I have been many things, up to this point--my middle age--a janitor, a shopclerk, a knifesalesman, and a frontline orderly; but, for a good 13 years, I was a counselor. I langoured in deconstructing errors in thought, communication and gesture, but rarely to my own benefit. The milieu itself flawed, the program a set up, the clients dismissive and static, it has been a relief to leave it behind, wadded up like used tissue, next to my Master's degree.

The experiences, no more than memory and countless reports and interviews clogging my harddrive--a waste laden park john of a laptop--have, nevertheless, afforded me a slew of personal trauma to rape for stories and character development.

So, I can't complain.

I'm a writer now. I must tell myself this, daily. I'm a writer.

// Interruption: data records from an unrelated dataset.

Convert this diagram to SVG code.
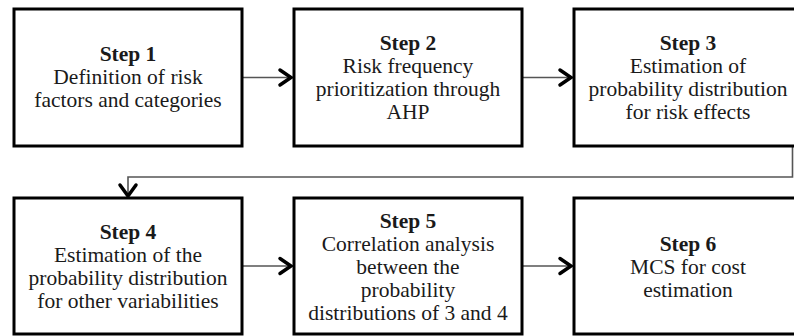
<svg xmlns="http://www.w3.org/2000/svg" width="794" height="336" viewBox="0 0 794 336">
<style>
.box{fill:#fff;stroke:#000;stroke-width:3}
.t{font-family:"Liberation Serif","Times New Roman",serif;font-size:21.5px;fill:#1a1a1a;text-anchor:middle}
.b{font-weight:bold}
.ln{fill:none;stroke:#555;stroke-width:1.6}
.hd{fill:none;stroke:#000;stroke-width:3.5;stroke-linecap:round;stroke-linejoin:miter}
</style>
<rect width="794" height="336" fill="#fff"/>
<g id="connectors">
<line class="ln" x1="242" y1="77.5" x2="291" y2="77.5"/>
<polyline class="hd" points="280,70 291,77.5 280,85"/>
<line class="ln" x1="522" y1="77.5" x2="571" y2="77.5"/>
<polyline class="hd" points="560,70 571,77.5 560,85"/>
<polyline class="ln" points="792.5,146 792.5,177 128,177 128,196"/>
<polyline class="hd" points="120,185 128,196 136,185"/>
<line class="ln" x1="242" y1="266" x2="291" y2="266"/>
<polyline class="hd" points="280,258.5 291,266 280,273.5"/>
<line class="ln" x1="522" y1="266" x2="571" y2="266"/>
<polyline class="hd" points="560,258.5 571,266 560,273.5"/>
</g>
<g id="step1">
<rect class="box" x="14" y="9" width="228" height="137"/>
<text class="t b" x="128" y="61">Step 1</text>
<text class="t" x="128" y="84">Definition of risk</text>
<text class="t" x="128" y="107">factors and categories</text>
</g>
<g id="step2">
<rect class="box" x="294" y="9" width="228" height="137"/>
<text class="t b" x="408" y="50">Step 2</text>
<text class="t" x="408" y="73">Risk frequency</text>
<text class="t" x="408" y="96">prioritization through</text>
<text class="t" x="408" y="119">AHP</text>
</g>
<g id="step3">
<rect class="box" x="574" y="9" width="228" height="137"/>
<text class="t b" x="688" y="50">Step 3</text>
<text class="t" x="688" y="73">Estimation of</text>
<text class="t" x="688" y="96">probability distribution</text>
<text class="t" x="688" y="119">for risk effects</text>
</g>
<g id="step4">
<rect class="box" x="14" y="198" width="228" height="136"/>
<text class="t b" x="128" y="238.5">Step 4</text>
<text class="t" x="128" y="261.5">Estimation of the</text>
<text class="t" x="128" y="284.5">probability distribution</text>
<text class="t" x="128" y="307.5">for other variabilities</text>
</g>
<g id="step5">
<rect class="box" x="294" y="198" width="228" height="136"/>
<text class="t b" x="408" y="227.5">Step 5</text>
<text class="t" x="408" y="250.5">Correlation analysis</text>
<text class="t" x="408" y="273.5">between the</text>
<text class="t" x="408" y="296.5">probability</text>
<text class="t" x="408" y="319.5">distributions of 3 and 4</text>
</g>
<g id="step6">
<rect class="box" x="574" y="198" width="228" height="136"/>
<text class="t b" x="688" y="251">Step 6</text>
<text class="t" x="688" y="274">MCS for cost</text>
<text class="t" x="688" y="297">estimation</text>
</g>
</svg>
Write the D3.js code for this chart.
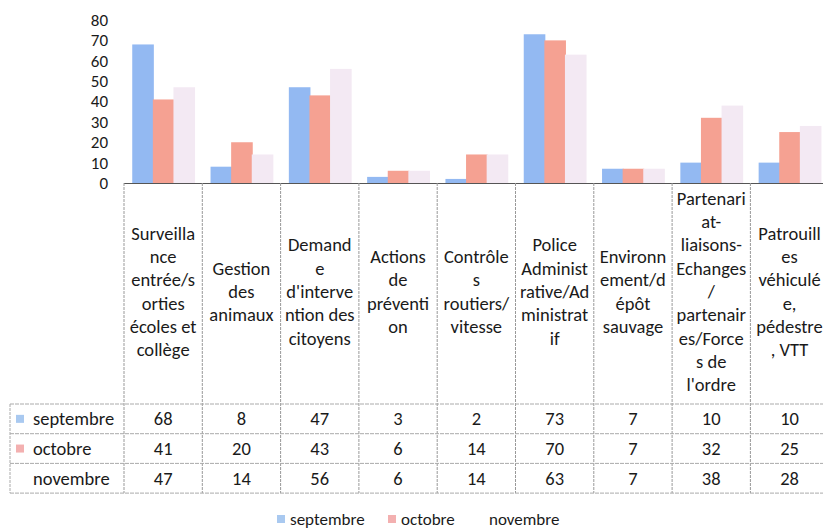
<!DOCTYPE html>
<html><head><meta charset="utf-8">
<script src="https://cdn.jsdelivr.net/npm/d3@7/dist/d3.min.js"></script>
<style>body{margin:0;background:#fff}svg{display:block}text{font-family:Carlito,Lato,"Open Sans",sans-serif;fill:#1a1a1a}</style>
</head><body><svg id="c" width="823" height="529"></svg>
<script>
const categories = [
  ["Surveilla","nce","entrée/s","orties","écoles et","collège"],
  ["Gestion","des","animaux"],
  ["Demand","e","d'interve","ntion des","citoyens"],
  ["Actions","de","préventi","on"],
  ["Contrôle","s","routiers/","vitesse"],
  ["Police","Administ","rative/Ad","ministrat","if"],
  ["Environn","ement/d","épôt","sauvage"],
  ["Partenari","at-","liaisons-","Echanges","/","partenair","es/Force","s de","l'ordre"],
  ["Patrouill","es","véhiculé","e,","pédestre",", VTT"]
];
const seriesNames = ["septembre","octobre","novembre"];
const septembre = [68,8,47,3,2,73,7,10,10];
const octobre   = [41,20,43,6,14,70,7,32,25];
const novembre  = [47,14,56,6,14,63,7,38,28];
const yTicks = [0,10,20,30,40,50,60,70,80];

const series = [septembre, octobre, novembre];
const colors = ["#93b9f2","#f5a192","#f3e9f3"];
const legendColors = ["#a9c9f0","#f3b0b0","#ffffff"];

const svg = d3.select("#c");
const x0 = 124, bandW = 78.3;
const x = d3.scaleBand().domain(d3.range(categories.length)).range([x0, x0 + bandW*categories.length]).paddingInner(0).paddingOuter(0);
const y = d3.scaleLinear().domain([0,80]).range([183,20]);
const xs = d3.scaleBand().domain(d3.range(3)).range([0, x.bandwidth()]).paddingOuter(0.4).paddingInner(0);

// bars
series.forEach((s,si)=>{
  svg.append("g").selectAll("rect").data(s).join("rect")
    .attr("x",(d,i)=>x(i)+xs(si)).attr("width",xs.bandwidth()+1)
    .attr("y",d=>y(d)).attr("height",d=>y(0)-y(d))
    .attr("fill",colors[si]);
});

// y axis
const ya = svg.append("g").attr("transform","translate(108,0)")
  .call(d3.axisLeft(y).tickValues(yTicks).tickSize(0).tickPadding(0));
ya.select(".domain").remove();
ya.selectAll("text").attr("font-size",17).attr("fill","#1a1a1a").style("font-family","Carlito,Lato,sans-serif");

// axis line
const xEnd = x0 + bandW*categories.length;
svg.append("line").attr("x1",x0).attr("x2",xEnd).attr("y1",183.5).attr("y2",183.5).attr("stroke","#555").attr("stroke-width",1.2);

// table geometry
const headTop = 183, headBot = 404, rowH = 29.7, labelX = 10;
const rowsY = d3.range(4).map(i=>headBot + i*rowH);
const lineColor = "#aaa";

// vertical lines
d3.range(categories.length+1).forEach(i=>{
  const xx = x0 + i*bandW;
  svg.append("line").attr("x1",xx).attr("x2",xx).attr("y1",headTop).attr("y2",rowsY[3])
    .attr("stroke","#999").attr("stroke-width",1).attr("stroke-dasharray","3,1");
});
svg.append("line").attr("x1",labelX).attr("x2",labelX).attr("y1",headBot).attr("y2",rowsY[3]).attr("stroke",lineColor).attr("stroke-dasharray","3,1");
// horizontal lines
rowsY.forEach(yy=>{
  svg.append("line").attr("x1",labelX).attr("x2",xEnd).attr("y1",yy).attr("y2",yy).attr("stroke",lineColor).attr("stroke-dasharray","4,1");
});

// header labels
const lh = 23.3;
categories.forEach((lines,i)=>{
  const cx = x(i) + bandW/2;
  const mid = (headTop+headBot)/2 - 2;
  const start = mid - (lines.length-1)*lh/2;
  const t = svg.append("text").attr("text-anchor","middle").attr("font-size",18.5);
  lines.forEach((l,j)=>{
    t.append("tspan").attr("x",cx).attr("y",start + j*lh).attr("dy","0.35em").text(l);
  });
});

// data rows
series.forEach((s,si)=>{
  const cy = rowsY[si] + rowH/2;
  svg.append("rect").attr("x",16).attr("y",cy-4).attr("width",8).attr("height",8).attr("fill",legendColors[si]);
  svg.append("text").attr("x",33).attr("y",cy).attr("dy","0.35em").attr("font-size",18.5).text(seriesNames[si]);
  svg.append("g").selectAll("text").data(s).join("text")
    .attr("x",(d,i)=>x(i)+bandW/2).attr("y",cy).attr("dy","0.35em")
    .attr("text-anchor","middle").attr("font-size",18.5).text(d=>d);
});

// legend
const legX = [277, 388, 476];
seriesNames.forEach((n,i)=>{
  svg.append("rect").attr("x",legX[i]).attr("y",515).attr("width",8).attr("height",8).attr("fill",legendColors[i]);
  svg.append("text").attr("x",legX[i]+13).attr("y",519).attr("dy","0.35em").attr("font-size",17).text(n);
});
</script></body></html>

Now, that's not to say that I haven't always been a writer. I love words; they circle around my head as I type, twittering like blunt-force nightingales. I was a lonely-only, a single child in a big family, full of big southern personalities. My mother was, and is, a ravenous book consumer. And, I did what came natural: read, myself, and created worlds. These worlds tended toward the dark and depressing, or like Sergey Lukyanenko wrote in his Nightwatch (brilliant-check it out), the gloom.

My current work is split between a young adult novel about the recently departed and the aforementioned Zombie Happy Hour Mystery. I'm so hard at work at it, I have time to beat myself off on a blog--Jesus! but, I can waste time.